Led by client demand
Regardless of future divergence between the UK and EU, Kempen’s Dekker asserts that all asset managers active in the region will have their work cut out this year complying with European sustainable investing requirements.
“Until March, the big challenge is one of interpreting Articles 7, 8 and 9 of SFDR, in terms of classification of your existing financial products. For some it’s clear, but the regulation leaves some aspects to the asset manager’s assessment, meaning there is uncertainty about where classification falls. After that, attention turns to the data availability and quality challenge of being ready for SFDR Level 2 and the first two objectives of the EU Taxonomy in 2022. This involves obtaining, assessing and integrating the data, then also reporting to clients,” Dekker said.
Ultimately, asset managers will respond strongly to client demand. With large asset owners keen to invest in high-quality products that support the transition to a low-carbon economy, managers will need to comply with and potentially exceed all regulatory requirements across major jurisdictions as cost-effectively as possible.
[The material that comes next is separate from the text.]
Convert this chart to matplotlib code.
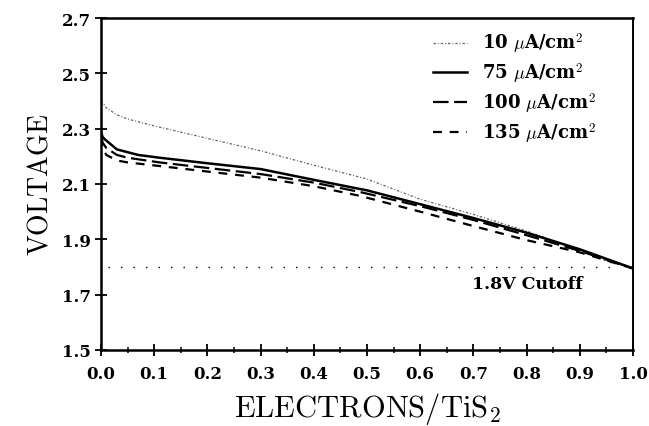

“EU-regulated funds are an established brand and already tested. Certain types of global asset owners are typically obliged to buy highly-regulated funds and even prefer to do so, even if not explicitly required to do so by regulation,” says Vergauwen.
The increased transparency of sustainable investment products that is offered by initiatives such as SFDR should make asset owners’ jobs easier when comparing funds and making allocation decisions. The interests of investors is likely to influence the decisions of policy makers as well as compel fund providers to exceed compliance across jurisdictions regardless of deviation.
“The level of interest in ESG investments tends to drive behaviour at asset managers, as they decide whether to take a minimalist or maximalist approach to compliance with applicable regulations,” adds Vergauwen.